Today, at the U.S.-Africa Leaders Summit, the United States Agency for International Development (USAID) announced a Global Development Alliance, one of the largest in USAID history, the Health Electrification and Telecommunication Alliance (HETA). It is a five-year cooperative agreement that will invest USAID resources to leverage more than $150 million of additional private sector resources to install reliable, renewable power and provide mobile network and Internet access for at least 10,000 health facilities across sub-Saharan Africa. The announcement follows USAID Power Africa’s call for new business approaches based on the latest clean energy technology.

More than 100,000 public health facilities in sub-Saharan Africa lack access to reliable electricity and almost all of them lack access to an internet connection.

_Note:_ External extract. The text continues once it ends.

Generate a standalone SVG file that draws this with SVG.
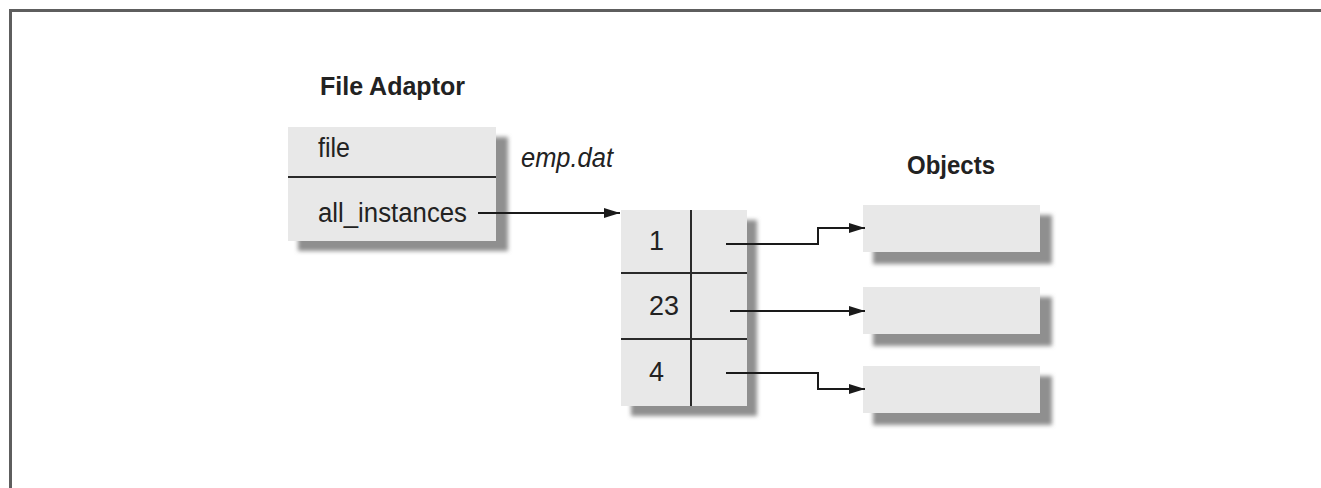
<svg xmlns="http://www.w3.org/2000/svg" width="1321" height="488" viewBox="0 0 1321 488">
  <defs>
    <filter id="soft" x="-10%" y="-20%" width="120%" height="140%">
      <feGaussianBlur stdDeviation="2"/>
    </filter>
    <marker id="arrow" viewBox="0 0 16 10" refX="16" refY="5" markerWidth="16" markerHeight="10" markerUnits="userSpaceOnUse" orient="auto">
      <path d="M0,0 L16,5 L0,10 Z" fill="#1a1a1a"/>
    </marker>
  </defs>
  <style>
    .frame { fill: none; stroke: #5e5e5e; stroke-width: 3; }
    .shadow { fill: #8f8f8f; filter: url(#soft); }
    .box { fill: #e8e8e8; }
    .rule { stroke: #2a2a2a; stroke-width: 2; fill: none; }
    .label { font-family: "Liberation Sans", Arial, sans-serif; font-size: 27px; fill: #222; }
    .title { font-family: "Liberation Sans", Arial, sans-serif; font-size: 26px; font-weight: bold; fill: #222; }
    .ital { font-family: "Liberation Sans", Arial, sans-serif; font-size: 27px; font-style: italic; fill: #222; }
    .wire { stroke: #1a1a1a; stroke-width: 2; fill: none; marker-end: url(#arrow); }
  </style>

  <rect width="1321" height="488" fill="#ffffff"/>
  <path class="frame" d="M10.5,488 V10.5 H1321"/>

  <!-- File Adaptor object with its two slots -->
  <g id="file-adaptor">
    <text class="title" x="320" y="95" textLength="145" lengthAdjust="spacingAndGlyphs">File Adaptor</text>
    <rect class="shadow" x="298" y="137" width="210" height="114"/>
    <rect class="box" x="288" y="127" width="208" height="114"/>
    <line class="rule" x1="288" y1="177" x2="496" y2="177"/>
    <text class="label" x="318" y="157" textLength="32" lengthAdjust="spacingAndGlyphs">file</text>
    <text class="label" x="318" y="222" textLength="149" lengthAdjust="spacingAndGlyphs">all_instances</text>
  </g>

  <g id="emp-dat-label">
    <text class="ital" x="521" y="167" textLength="92" lengthAdjust="spacingAndGlyphs">emp.dat</text>
  </g>

  <!-- Instance table: key column and reference column -->
  <g id="instance-table">
    <rect class="shadow" x="631" y="220" width="126" height="196"/>
    <rect class="box" x="621" y="210" width="126" height="196"/>
    <line class="rule" x1="621" y1="273" x2="747" y2="273"/>
    <line class="rule" x1="621" y1="339" x2="747" y2="339"/>
    <line class="rule" x1="691" y1="210" x2="691" y2="406"/>
    <text class="label" x="649" y="250">1</text>
    <text class="label" x="649" y="315" textLength="30" lengthAdjust="spacingAndGlyphs">23</text>
    <text class="label" x="649" y="381">4</text>
  </g>

  <g id="objects-title">
    <text class="title" x="907" y="174" textLength="88" lengthAdjust="spacingAndGlyphs">Objects</text>
  </g>

  <g id="object-1">
    <rect class="shadow" x="873" y="215" width="179" height="49"/>
    <rect class="box" x="863" y="205" width="177" height="47"/>
  </g>
  <g id="object-2">
    <rect class="shadow" x="873" y="297" width="179" height="49"/>
    <rect class="box" x="863" y="287" width="177" height="47"/>
  </g>
  <g id="object-3">
    <rect class="shadow" x="873" y="376" width="179" height="49"/>
    <rect class="box" x="863" y="366" width="177" height="47"/>
  </g>

  <!-- Connectors -->
  <g id="connectors">
    <path class="wire" d="M478,213 H620"/>
    <path class="wire" d="M726,244 H818 V228 H865"/>
    <path class="wire" d="M730,311 H865"/>
    <path class="wire" d="M726,373 H818 V389 H865"/>
  </g>
</svg>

Millions of people seeking care and treatment are at risk because they cannot depend on refrigeration for medical commodities like vaccines, the presence of lights for births or emergency surgeries at night, or the digital connectivity for communications and records management that modern medicine relies on. In short, insufficient power denies access to life-saving care.

U.S. company Abt is serving as lead integrator for HETA with partners RESOLVE, and founding private sector alliance partners bechtel.org

(Bechtel’s social enterprise), Orange, and 25 other companies, organizations, and foundations in the healthcare, energy, and telecommunications sectors.

Through this Alliance, and with dedicated design and operational support from USAID’s global health program, African government partners, and alliance members – health facilities will be outfitted to provide renewable energy and digital connectivity to improve healthcare service delivery and support U.S. commitments made at the United Nations General Assembly and last year’s United Nations 26th Climate Change Conference of Parties (COP26).

The systems will include solar, battery, and other innovative energy technology to provide reliable energy to the mobile networks and health facilities. The HETA model will generate surplus energy allowing nearby businesses and homes to purchase the excess electricity.

The sale of this extra power to the surrounding community will generate income to maintain the system and provide financial sustainability to establish the initiative as a formal program outside of USAID. Providing electricity access also creates hubs for local development, giving people access to the power and connectivity they need to start or grow businesses, stimulate incomes, and create new communities of connection. This will also help accelerate improvements in delivery of primary health care services, supporting advance of USAID global health program goals, aligned to primary health care focus countries announced this week.

HETA’s long-term vision looks beyond 10,000 facilities. Part of HETA’s mission is to design an alliance with a large number of partners that can continue beyond USAID funding support. USAID and its HETA alliance partners are already looking to build the funding base and governance structures to create this independent organization.